Is positive integer n – 1 a multiple of 3?
(1) n^3 – n is a multiple of 3
(2) n^3 + 2n^2+ n is a multiple of 3
When you modify the original condition and the question, they become n-1=3t(t is a positive integer)? --> n=3t+1?. There is 1 variable(n), which should match with the number of equations. So you need 1 equation. For 1) 1 equation, for 2) 1 equation, which is likely to make D the answer.
For 1), it becomes n^3-n=(n-1)n(n+1). The multiplication of three consecutive integers is always a multiple of 6. So, n=3 -> no, n=4 -> yes, which is not sufficient.

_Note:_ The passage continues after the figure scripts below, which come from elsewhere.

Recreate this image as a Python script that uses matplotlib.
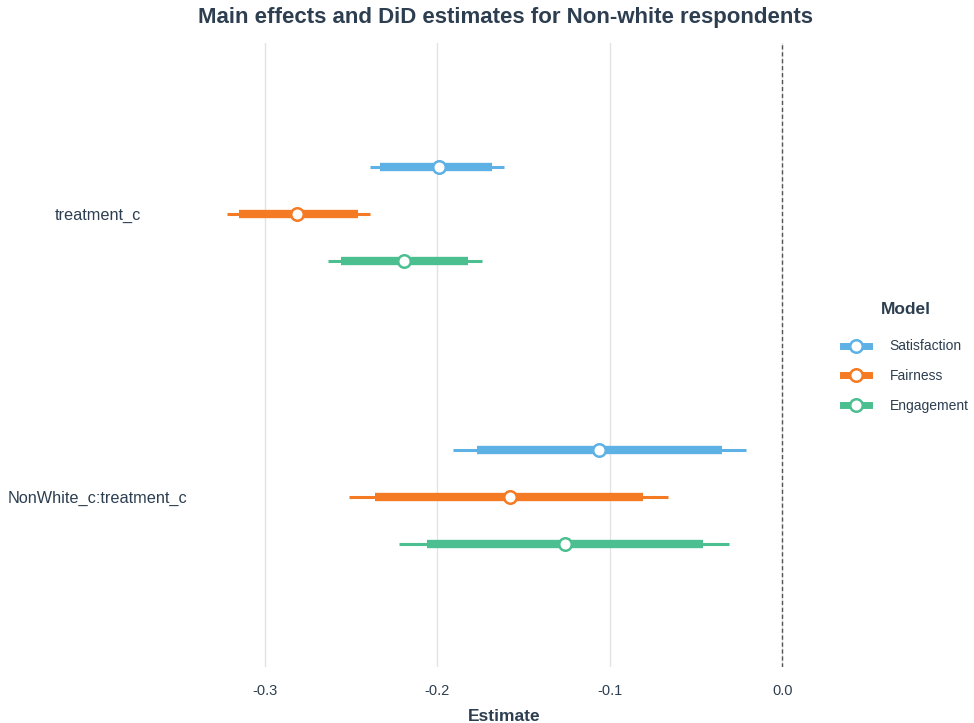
import numpy as np
import matplotlib
matplotlib.use("Agg")
import matplotlib.pyplot as plt
from matplotlib.lines import Line2D

plt.rcParams['font.family'] = ['Liberation Sans', 'DejaVu Sans']

terms = ["treatment_c", "NonWhite_c:treatment_c"]
models = ["Satisfaction", "Fairness", "Engagement"]
colors = ["#5DB1E4", "#F57A24", "#4CBF91"]

# estimate, inner interval (thick), outer interval (thin); rows follow terms
estimate = {
    "Satisfaction": [-0.199, -0.106],
    "Fairness": [-0.281, -0.158],
    "Engagement": [-0.219, -0.126],
}
inner_lo = {
    "Satisfaction": [-0.233, -0.177],
    "Fairness": [-0.315, -0.236],
    "Engagement": [-0.256, -0.206],
}
inner_hi = {
    "Satisfaction": [-0.168, -0.035],
    "Fairness": [-0.246, -0.081],
    "Engagement": [-0.182, -0.046],
}
outer_lo = {
    "Satisfaction": [-0.239, -0.191],
    "Fairness": [-0.322, -0.251],
    "Engagement": [-0.263, -0.222],
}
outer_hi = {
    "Satisfaction": [-0.161, -0.021],
    "Fairness": [-0.239, -0.066],
    "Engagement": [-0.174, -0.031],
}

txt = "#2C3E50"

fig = plt.figure(figsize=(9.74, 7.23), dpi=100)
ax = fig.add_axes([199/974, 1-667/723, (810-199)/974, (667-43)/723])

ypos = [2, 1]
offsets = [0.166, 0.0, -0.166]
for m, model in enumerate(models):
    c = colors[m]
    for t in range(len(terms)):
        y = ypos[t] + offsets[m]
        ax.plot([outer_lo[model][t], outer_hi[model][t]], [y, y], color=c, lw=2.2,
                solid_capstyle='butt', zorder=2)
        ax.plot([inner_lo[model][t], inner_hi[model][t]], [y, y], color=c, lw=6,
                solid_capstyle='butt', zorder=3)
        ax.plot(estimate[model][t], y, 'o', ms=9, mfc='white', mec=c, mew=1.8, zorder=4)

ax.axvline(0, color="#555555", lw=1, ls=(0, (3, 2)), zorder=1)

ax.set_xlim(-0.338, 0.016)
ax.set_ylim(0.399, 2.604)
ax.set_xticks([-0.3, -0.2, -0.1, 0.0])
ax.set_xticklabels(["-0.3", "-0.2", "-0.1", "0.0"])
ax.set_yticks(ypos)
ax.set_yticklabels(terms, ha='center')
ax.tick_params(axis='y', length=0, pad=73, labelsize=11.7, labelcolor=txt)
ax.tick_params(axis='x', length=0, pad=12, labelsize=10.5, labelcolor=txt)
ax.grid(axis='x', color="#E3E3E3", lw=1)
ax.set_axisbelow(True)
for s in ax.spines.values():
    s.set_visible(False)

ax.set_xlabel("Estimate", fontsize=12.5, fontweight='bold', color=txt, labelpad=8)
fig.text(505/974, 1-18/723, "Main effects and DiD estimates for Non-white respondents",
         ha='center', va='center', fontsize=16, fontweight='bold', color=txt)

fig.text(906/974, 1-309/723, "Model", ha='center', va='center',
         fontsize=12.5, fontweight='bold', color=txt)
handles = [Line2D([0], [0], color=c, lw=5, marker='o', ms=9, mfc='white', mec=c, mew=1.8)
           for c in colors]
leg = fig.legend(handles, models, loc='center left',
                 bbox_to_anchor=(830/974, 1-376/723), frameon=False,
                 fontsize=10, handlelength=1.9, labelspacing=1.12, handletextpad=1.5)
for t in leg.get_texts():
    t.set_color(txt)

fig.savefig("out.png", dpi=100)
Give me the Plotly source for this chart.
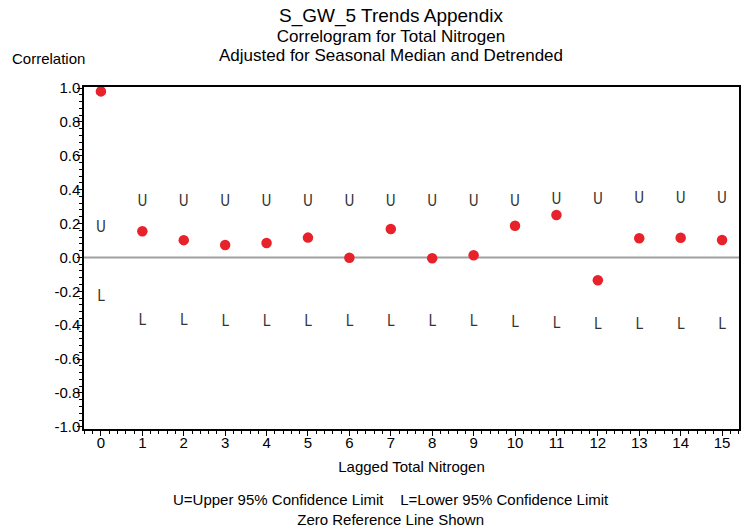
import plotly.graph_objects as go

lags = list(range(16))
correlation = [0.98, 0.154, 0.102, 0.073, 0.085, 0.117, -0.002, 0.168, -0.005, 0.013,
               0.187, 0.25, -0.135, 0.113, 0.116, 0.103]
upper_limit = [0.172, 0.325, 0.325, 0.325, 0.325, 0.325, 0.328, 0.328, 0.328, 0.328,
               0.328, 0.336, 0.34, 0.345, 0.345, 0.345]
lower_limit = [-0.237, -0.379, -0.379, -0.381, -0.381, -0.381, -0.383, -0.383, -0.385, -0.385,
               -0.386, -0.392, -0.4, -0.402, -0.402, -0.402]
y_tickvals = [1.0, 0.8, 0.6, 0.4, 0.2, 0.0, -0.2, -0.4, -0.6, -0.8, -1.0]
y_ticktext = ["1.0", "0.8", "0.6", "0.4", "0.2", "0.0", "-0.2", "-0.4", "-0.6", "-0.8", "-1.0"]
x_tickvals = list(range(16))

title_lines = ["S_GW_5 Trends Appendix", "Correlogram for Total Nitrogen",
               "Adjusted for Seasonal Median and Detrended"]
footer_lines = ["U=Upper 95% Confidence Limit\u00a0\u00a0\u00a0\u00a0L=Lower 95% Confidence Limit",
                "Zero Reference Line Shown"]

FONT = "Liberation Sans, Arial, sans-serif"
NARROW = "Liberation Sans Narrow, DejaVu Sans Condensed, Arial Narrow, sans-serif"

# figure is placed 8px from the page corner (default body margin)
W, H = 744, 521
ML, MR, MT, MB = 76, 11, 79, 100

fig = go.Figure()
fig.add_trace(go.Scatter(
    x=lags, y=upper_limit, mode="text", text=["U"] * len(lags),
    textfont=dict(family=NARROW, size=15, color="#333"), hoverinfo="skip"))
fig.add_trace(go.Scatter(
    x=lags, y=lower_limit, mode="text", text=["L"] * len(lags),
    textfont=dict(family=NARROW, size=15, color="#333"), hoverinfo="skip"))
fig.add_trace(go.Scatter(
    x=lags, y=correlation, mode="markers",
    marker=dict(color="#e8222a", size=10.5, line=dict(width=0))))

fig.add_shape(type="line", xref="paper", yref="y", x0=0, x1=1, y0=0, y1=0,
              line=dict(color="#a0a0a0", width=2), layer="below")

fig.update_layout(
    width=W, height=H,
    margin=dict(l=ML, r=MR, t=MT, b=MB),
    paper_bgcolor="white", plot_bgcolor="white",
    showlegend=False,
    font=dict(family=FONT, size=15, color="black"),
    xaxis=dict(range=[-0.409, 15.409], tickvals=x_tickvals, ticks="outside", ticklen=5,
               tickwidth=1.2, tickcolor="black", showline=True, linecolor="black",
               linewidth=1.5, mirror=True, showgrid=False, zeroline=False,
               tickfont=dict(size=15), ticklabelstandoff=-6,
               minor=dict(dtick=0.2, tick0=0, ticks="outside", ticklen=3, tickcolor="black",
                          tickwidth=1, showgrid=False),
               title=dict(text="Lagged Total Nitrogen", font=dict(size=15), standoff=12)),
    yaxis=dict(range=[-1.013, 1.006], tickvals=y_tickvals, ticktext=y_ticktext,
               ticks="outside", ticklen=5, tickwidth=1.2, tickcolor="black",
               showline=True, linecolor="black", linewidth=1.5, mirror=True,
               showgrid=False, zeroline=False, tickfont=dict(size=15), ticklabelstandoff=-6,
               minor=dict(dtick=0.04, tick0=0, ticks="outside", ticklen=3, tickcolor="black",
                          tickwidth=1, showgrid=False)),
)

pw, ph = W - ML - MR, H - MT - MB


def px(xp, yp):
    return (xp - ML) / pw, (H - MB - yp) / ph


title_text = ("<span style='font-size:19px'>%s</span><br>"
              "<span style='font-size:17px'>%s</span><br>"
              "<span style='font-size:17px'>%s</span>") % tuple(title_lines)
tx, ty = px(384, 27.5)
fig.add_annotation(text=title_text, xref="paper", yref="paper", x=tx, y=ty,
                   xanchor="center", yanchor="middle", showarrow=False,
                   font=dict(family=FONT, size=15, color="black"))

cx, cy = px(40, 50)
fig.add_annotation(text="Correlation", xref="paper", yref="paper", x=cx, y=cy,
                   xanchor="center", yanchor="middle", showarrow=False,
                   font=dict(family=FONT, size=15, color="black"))

fx, fy = px(384, 501)
fig.add_annotation(text="<br>".join(footer_lines), xref="paper", yref="paper", x=fx, y=fy,
                   xanchor="center", yanchor="middle", showarrow=False,
                   font=dict(family=FONT, size=15, color="black"))

fig.write_html("out.html")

For 2), n^3 + 2n^2+ n=3k(k is a positive integer) → n(n+1)^2=3k. In n(n+1)^2=3k, either n=3k or n=3k-1 should be valid. So, it is always no and sufficient.
Therefore, the answer is B.
--> For cases where we need 1 more equation, such as original conditions with “1 variable”, or “2 variables and 1 equation”, or “3 variables and 2 equations”, we have 1 equation each in both 1) and 2). Therefore, there is 59 % chance that D is the answer, while A or B has 38% chance and C or E has 3% chance. Since D is most likely to be the answer using 1) and 2) separately according to DS definition. Obviously there may be cases where the answer is A, B, C or E.